We do not consider it to be imperative that the damage be determinable in a fixed amount of money. It suffices to satisfy the terms of the ordinance that the damage be significant, and that plaintiffs would be materially and adversely affected in the enjoyment of their homes. The evidence here satisfies this requirement and plaintiffs *16 are entitled to the injunction they seek. Guyton v. Yancey, 240 La. 794, 125 So. 2d 365 (1960); Yanow v. Seven Oaks Park, Inc., 15 N.J.Super. 73, 83 A.2d 28 (1951); Kellog v. Joint Council of Women's Auxiliaries Welfare Ass'n, Mo., 265 S.W.2d 374 (1954); 2 Yokley, Zoning Law and Practice, Sec. 192 (2d ed.).[2]

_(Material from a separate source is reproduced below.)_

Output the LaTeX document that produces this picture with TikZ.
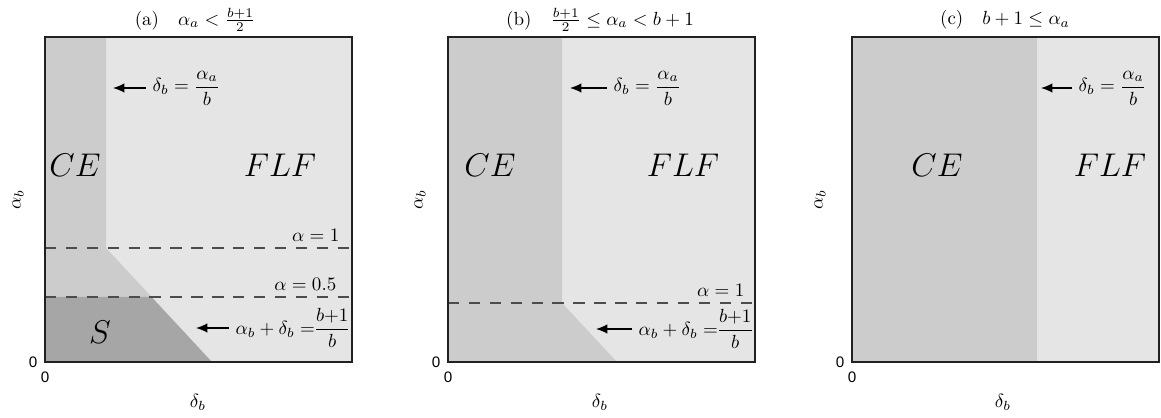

To allow the violation complained of to continue unabated would be to tear asunder the whole fabric of municipal zoning and would completely thwart its purpose here, which is to protect the residential character of the area, prevent overcrowding of the land, and avoid excessive population density.

Though we do not agree with the rationale of the decision of the Court of Appeal on the issue reviewed, nonetheless we have reached the same result and for the reasons herein expressed we affirm the judgment under review.


[1] It has been noted that seven houses were located on DeFatta's lots prior to enactment of the zoning ordinance and no complaint is made with regard to these seven houses, only those houses placed on the DeFatta lots subsequent to the enactment of the zoning ordinance are involved.

[2] Because we have reached this conclusion it is unnecessary to pass upon plaintiffs' alternative demand.